Le sujet controversé du paiement de la rançon en cas d’attaque informatique revient régulièrement sur la table, et oppose les partisans d’une négociation avec les pirates pour minimiser les pertes, aux opposants à toute transaction avec les criminels. Luc Pernet, directeur du Développement d’Akerva, cabinet de conseil en cyber sécurité répond sur le fait de payer ou non les rançons demandées en cas de cyber attaque.
Début novembre 2023, lors d’un congrès à Washington, 48 pays ainsi que les représentants de l’UE et d’Interpol se sont engagés à ne pas payer de rançon s’ils font face à une attaque par rançongiciel. L’objectif est de montrer l’exemple et d’envoyer des « messages forts et harmonisés décourageant le paiement des rançongiciels ». C’est l’occasion de faire le point sur ce débat.
En France, le paiement de rançon n’est pas totalement interdit
En France, le législateur n’a pas souhaité interdire totalement le paiement des rançons, pour garder la porte ouverte à quelques exceptions. Cependant, les autorités et la plupart des experts en cybersécurité conseillent de ne pas les payer pour plusieurs raisons.
Plus les criminels trouveront de victimes qui acceptent de payer et plus ils seront encouragés à continuer leurs attaques
Certes, diront certaines victimes, mais peut-on se payer le luxe des principes quand on n’a plus les moyens de poursuivre son activité ? Justement, il faut être conscient qu’à peine la moitié des victimes payant la rançon récupèrent effectivement l’intégralité de leurs données, c’est 51% selon une étude publiée en 2021. Il n’y a aucune garantie que les criminels vous fourniront une clé de déchiffrement ou les moyens de récupérer vos données.

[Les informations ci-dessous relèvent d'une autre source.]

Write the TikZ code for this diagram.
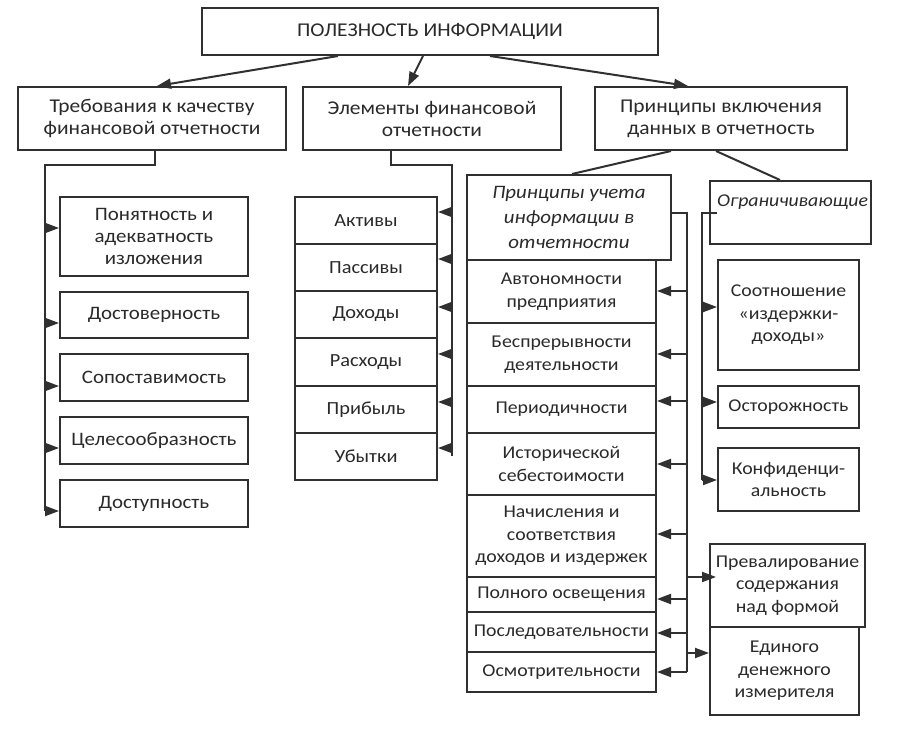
\documentclass[tikz,border=0pt]{standalone}
\usepackage{fontspec}
\setmainfont[FakeStretch=1.1]{Carlito}
\usetikzlibrary{arrows.meta}
\definecolor{lc}{HTML}{303030}
\definecolor{tc}{HTML}{2A2A2A}
\newcommand\dfont{\fontsize{19}{22}\selectfont}
\newcommand\tfont{\fontsize{19.5}{22}\selectfont}
\newcommand\mfont{\fontsize{18.5}{22}\selectfont}
\newcommand\rfont{\fontsize{18}{22.5}\selectfont}
\begin{document}
\begin{tikzpicture}[x=1pt,y=-1pt,
  box/.style={draw=lc, line width=2pt, inner sep=1pt, align=center, text=tc, font=\dfont},
  mbox/.style={box, font=\mfont},
  rbox/.style={box, font=\rfont},
  ln/.style={draw=lc, line width=2pt}]
\tikzset{arr/.style={draw=lc, line width=2pt, arrows={-Triangle[length=14pt,width=10pt]}}}
\fill[white] (0,0) rectangle (910,738);
\useasboundingbox (0,0) rectangle (910,738);
% top
\node[box, font=\tfont, minimum width=456, minimum height=47] (top) at (430,31.5) {ПОЛЕЗНОСТЬ ИНФОРМАЦИИ};
% level 2
\node[box, font=\tfont, minimum width=268, minimum height=63] (req) at (152,118.5) {Требования к качеству\\финансовой отчетности};
\node[box, font=\tfont, minimum width=258, minimum height=63] (elem) at (432,118.5) {Элементы финансовой\\отчетности};
\node[box, font=\tfont, minimum width=252, minimum height=63] (prin) at (721,118.5) {Принципы включения\\данных в отчетность};
% left column
\node[box, minimum width=188, minimum height=79] (p1) at (154,236.5) {Понятность и\\адекватность\\изложения};
\node[box, minimum width=188, minimum height=46] (p2) at (154,315) {Достоверность};
\node[box, minimum width=188, minimum height=47] (p3) at (154,377.5) {Сопоставимость};
\node[box, minimum width=188, minimum height=47] (p4) at (154,440.5) {Целесообразность};
\node[box, minimum width=188, minimum height=47] (p5) at (154,503.5) {Доступность};
% middle column
\node[mbox, minimum width=142, minimum height=47] (e1) at (366,220.5) {Активы};
\node[mbox, minimum width=142, minimum height=47] (e2) at (366,267.5) {Пассивы};
\node[mbox, minimum width=142, minimum height=47] (e3) at (366,314.5) {Доходы};
\node[mbox, minimum width=142, minimum height=48] (e4) at (366,362) {Расходы};
\node[mbox, minimum width=142, minimum height=47] (e5) at (366,409.5) {Прибыль};
\node[mbox, minimum width=142, minimum height=47] (e6) at (366,456.5) {Убытки};
% right stack
\node[box, minimum width=204, minimum height=85, font=\fontsize{19}{25}\selectfont\itshape] (acc) at (569,217.5) {Принципы учета\\информации в\\отчетности};
\node[rbox, minimum width=189, minimum height=63] (r1) at (561.5,291.5) {Автономности\\предприятия};
\node[rbox, minimum width=189, minimum height=63] (r2) at (561.5,354.5) {Беспрерывности\\деятельности};
\node[rbox, minimum width=189, minimum height=47] (r3) at (561.5,409.5) {Периодичности};
\node[rbox, minimum width=189, minimum height=62] (r4) at (561.5,464) {Исторической\\себестоимости};
\node[rbox, minimum width=189, minimum height=82] (r5) at (561.5,536) {Начисления и\\соответствия\\доходов и издержек};
\node[rbox, minimum width=189, minimum height=35] (r6) at (561.5,594.5) {Полного освещения};
\node[rbox, minimum width=189, minimum height=40] (r7) at (561.5,632) {Последовательности};
\node[rbox, minimum width=189, minimum height=40] (r8) at (561.5,672) {Осмотрительности};
% limiting
\node[box, minimum width=161, minimum height=63] (ogr) at (790.5,212.5) {};
\node[anchor=west, inner sep=0pt, text=tc, font=\rfont\itshape] (ogrt) at (717,202) {Ограничивающие};
\node[rbox, minimum width=141, minimum height=110] (s1) at (788.5,315) {Соотношение\\«издержки-\\доходы»};
\node[rbox, minimum width=141, minimum height=42] (s2) at (788.5,407) {Осторожность};
\node[rbox, minimum width=141, minimum height=63] (s3) at (788.5,479.5) {Конфиденци-\\альность};
\node[rbox, minimum width=155, minimum height=83] (s4) at (787.5,585.5) {Превалирование\\содержания\\над формой};
\node[rbox, minimum width=149, minimum height=88] (s5) at (784.5,671) {Единого\\денежного\\измерителя};
% top arrows
\draw[arr] (338,0 |- top.south) -- (157,0 |- req.north);
\draw[arr] (423,0 |- top.south) -- (408,0 |- elem.north);
\draw[arr] (490,0 |- top.south) -- (688,0 |- prin.north);
% left branch
\coordinate (lt) at (45,165);
\draw[ln] (155,0 |- req.south) -- (155,165) -- (lt) -- (45,511);
\foreach \n/\y in {p1/228,p2/323,p3/386,p4/448,p5/511}
  \draw[arr] (lt |- 0,\y) -- (\n.west |- 0,\y);
% middle branch
\coordinate (mt) at (452,165);
\draw[ln] (391,0 |- elem.south) -- (391,165) -- (mt) -- (452,456);
\foreach \n/\y in {e1/212,e2/259,e3/307,e4/354,e5/402,e6/448}
  \draw[arr] (mt |- 0,\y) -- (\n.east |- 0,\y);
% right branch
\draw[ln] (671,0 |- prin.south) -- (572,0 |- acc.north);
\draw[ln] (716,0 |- prin.south) -- (780,0 |- ogr.north);
\coordinate (rt) at (687,213);
\draw[ln] (acc.east |- rt) -- (rt) -- (687,672);
\foreach \n/\y in {r1/291,r2/354,r3/401,r4/464,r5/534,r6/599,r7/633,r8/672}
  \draw[arr] (rt |- 0,\y) -- (\n.east |- 0,\y);
\draw[arr] (rt |- 0,577) -- ([xshift=7pt]s4.west |- 0,577);
\draw[arr] (rt |- 0,653) -- (s5.west |- 0,653);
\coordinate (gt) at (702,213);
\draw[ln] ([xshift=8pt]ogr.west |- gt) -- (gt) -- (702,480);
\foreach \n/\y in {s1/307,s2/402,s3/480}
  \draw[arr] (gt |- 0,\y) -- (\n.west |- 0,\y);
\end{tikzpicture}
\end{document}
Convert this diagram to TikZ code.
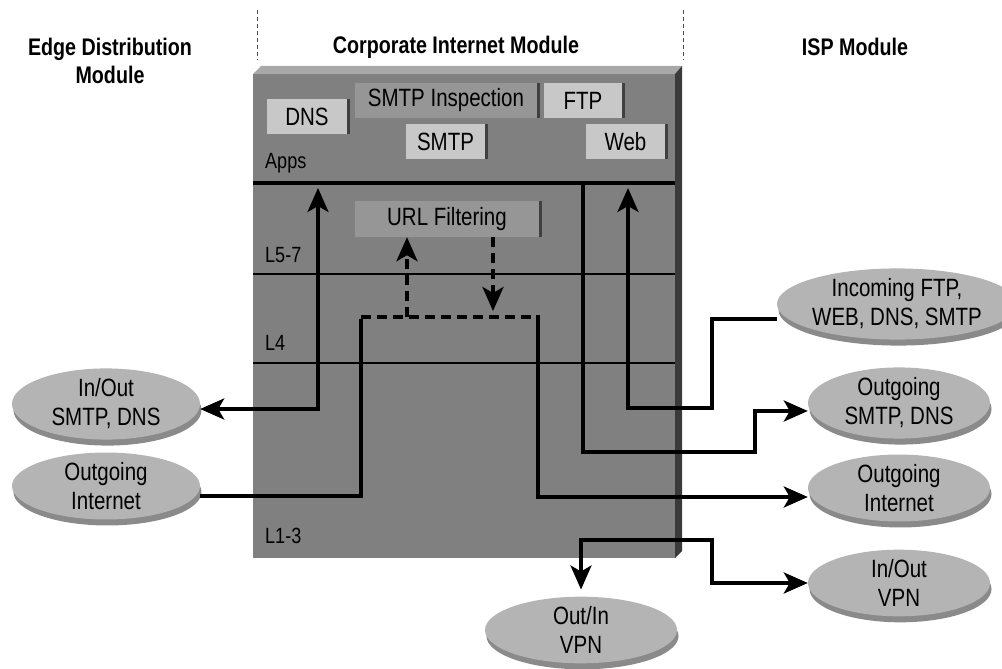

Certains rançonneurs n’hésitent pas à vendre les données même après le paiement de la rançon
Même si certains groupes poussent le cynisme jusqu’à mettre en place un véritable « Service Client » pour faciliter le paiement, cela peut constituer une perte nette pour la victime. Le risque est d’autant plus important que les cybercriminels diversifient de plus en plus leur mode opératoire, ils commencent par exfiltrer les données avant de les chiffrer, pour menacer de les publier ou de les vendre s’ils ne sont pas payés.
Certains n’hésitent pas à vendre les données même après le paiement de la rançon, ou à exploiter directement leur contenu
Rançon ou pas, il est donc essentiel de lancer sans attendre de gros chantiers de sécurisation, en parallèle de la reconstruction : audits profonds du SI, mise en place d’outils appropriés en particulier pour la détection et le blocage des attaques (EDR, XDR, WAF, SOC…).
La décision de paiement de la rançon appartient aux dirigeants de l’entreprise
Bien sûr, la décision de payer ou non une rançon est complexe et appartient aux dirigeants de l’entreprise victime. Divers facteurs, y compris l’importance des données chiffrées ou la nécessité de redémarrer l’activité doivent être étudiés, tout comme les risques associés au paiement. Il est cependant fortement recommandé avant d’envisager de payer quoi que ce soit, de prévenir au plus vite les autorités compétentes, et de consulter des experts en cybersécurité pour gérer la situation.
Il est indispensable d’investir dans des mesures telles que des sauvegardes bien protégées, des logiciels de sécurité ou une sensibilisation des employés
On fera réaliser régulièrement des tests d’intrusion, pour identifier les vulnérabilités avant les criminels, peut-être même en mode Red Team pour une vision plus complète. Il faut aussi anticiper les prises de décision urgentes qu’on aura à effectuer, par des procédures et des exercices de gestion de crise sans négliger la communication de crise qui elle aussi doit se préparer tant que cela est possible. Il est certainement plus profitable de bien investir son argent avant l’attaque que de le perdre après, en se faisant racketter.